- [What to do] Begin with the first line of the material and copy each line word for word through the line that contains "import matplotlib.pyplot as plt"; the pictures are left out.
# # #
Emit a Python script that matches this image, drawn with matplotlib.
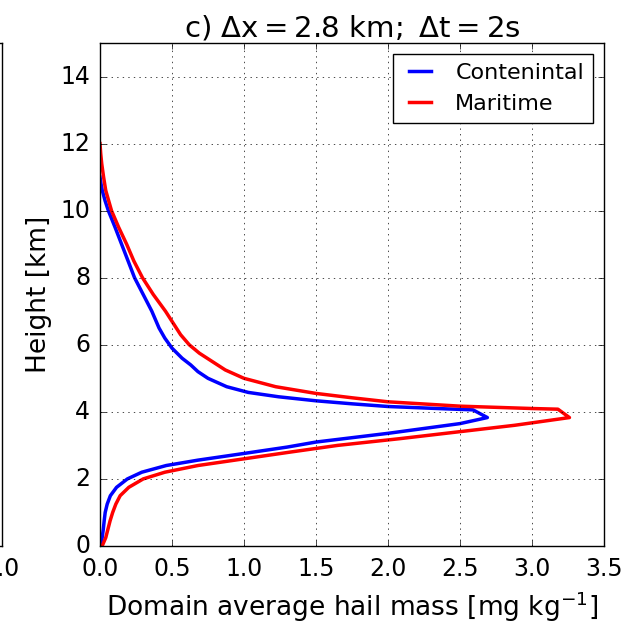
import matplotlib.pyplot as plt

# height [km] / domain average hail mass [mg kg-1]
cont_height = [0.0, 0.25, 0.5, 0.75, 1.0, 1.25, 1.5, 1.75, 2.0, 2.2, 2.4, 2.56, 2.76,
               2.95, 3.1, 3.36, 3.65, 3.83,
               4.06, 4.09, 4.16, 4.24, 4.33, 4.45, 4.58, 4.75, 5.0, 5.2, 5.4, 5.6,
               5.9, 6.2, 6.5, 7.0, 7.5, 8.0, 8.5, 9.0, 9.5, 10.0, 10.3, 10.6, 10.8, 11.0]
cont_mass = [0.005, 0.015, 0.023, 0.029, 0.036, 0.05, 0.072, 0.115, 0.19, 0.29, 0.46, 0.68, 1.0,
             1.3, 1.5, 2.0, 2.5, 2.69,
             2.59, 2.4, 2.0, 1.75, 1.5, 1.24, 1.03, 0.88, 0.75, 0.68, 0.63, 0.57,
             0.5, 0.45, 0.41, 0.36, 0.3, 0.24, 0.195, 0.15, 0.105, 0.058, 0.035, 0.016, 0.007, 0.0]

mari_height = [0.0, 0.25, 0.5, 0.75, 1.0, 1.25, 1.5, 1.75, 2.0, 2.2, 2.4, 2.6, 2.8,
               3.0, 3.2, 3.4, 3.6, 3.83,
               4.08, 4.1, 4.17, 4.3, 4.42, 4.55, 4.75, 5.0, 5.25, 5.5, 5.75, 6.0,
               6.3, 6.6, 7.0, 7.5, 8.0, 8.5, 9.0, 9.5, 10.0, 10.6, 11.0, 11.4, 11.7, 12.0]
mari_mass = [0.015, 0.04, 0.055, 0.07, 0.088, 0.11, 0.14, 0.2, 0.3, 0.45, 0.68, 1.0, 1.32,
             1.65, 2.08, 2.48, 2.88, 3.26,
             3.18, 3.0, 2.5, 2.0, 1.75, 1.5, 1.22, 1.0, 0.87, 0.78, 0.69, 0.62,
             0.56, 0.515, 0.455, 0.37, 0.295, 0.235, 0.185, 0.13, 0.08, 0.04, 0.025, 0.012, 0.005, 0.0]

plt.style.use('classic')
plt.rcParams['figure.facecolor'] = 'white'
plt.rcParams['savefig.facecolor'] = 'white'
plt.rcParams['mathtext.fontset'] = 'dejavusans'
plt.rcParams['mathtext.default'] = 'regular'

fig = plt.figure(figsize=(6.32, 6.26), dpi=100)

# cropped neighbour panel on the left edge
ax0 = fig.add_axes([-0.7, 0.1278, 0.7 + 1.5 / 632, 0.8035])
ax0.set_xlim(0, 1)
ax0.set_xticks([1.0])
ax0.set_xticklabels(['1.0'])
ax0.set_yticks([])
ax0.tick_params(labelsize=17, pad=8)

ax = fig.add_axes([100 / 632, 0.1278, 504 / 632, 0.8035])
ax.plot(cont_mass, cont_height, color='b', lw=2.5, label='Contenintal')
ax.plot(mari_mass, mari_height, color='r', lw=2.5, label='Maritime')

ax.set_xlim(0, 3.5)
ax.set_ylim(0, 15)
ax.set_xticks([0.0, 0.5, 1.0, 1.5, 2.0, 2.5, 3.0, 3.5])
ax.set_yticks([0, 2, 4, 6, 8, 10, 12, 14])
ax.tick_params(axis='x', labelsize=17, pad=8)
ax.tick_params(axis='y', labelsize=17, pad=7)
ax.grid(True)
ax.set_xlabel('Domain average hail mass [mg kg$^{-1}$]', fontsize=19, labelpad=6)
ax.set_ylabel('Height [km]', fontsize=19, labelpad=6)
ax.set_title(r'$c)\ \Delta x=2.8\ km;\ \Delta t=2s$', fontsize=21)
ax.legend(loc='upper right', fontsize=16, handlelength=1.6)

fig.savefig('out.png', dpi=100)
# # #
- [Result of this task]
Emit a Python script that matches this image, drawn with matplotlib.
import matplotlib.pyplot as plt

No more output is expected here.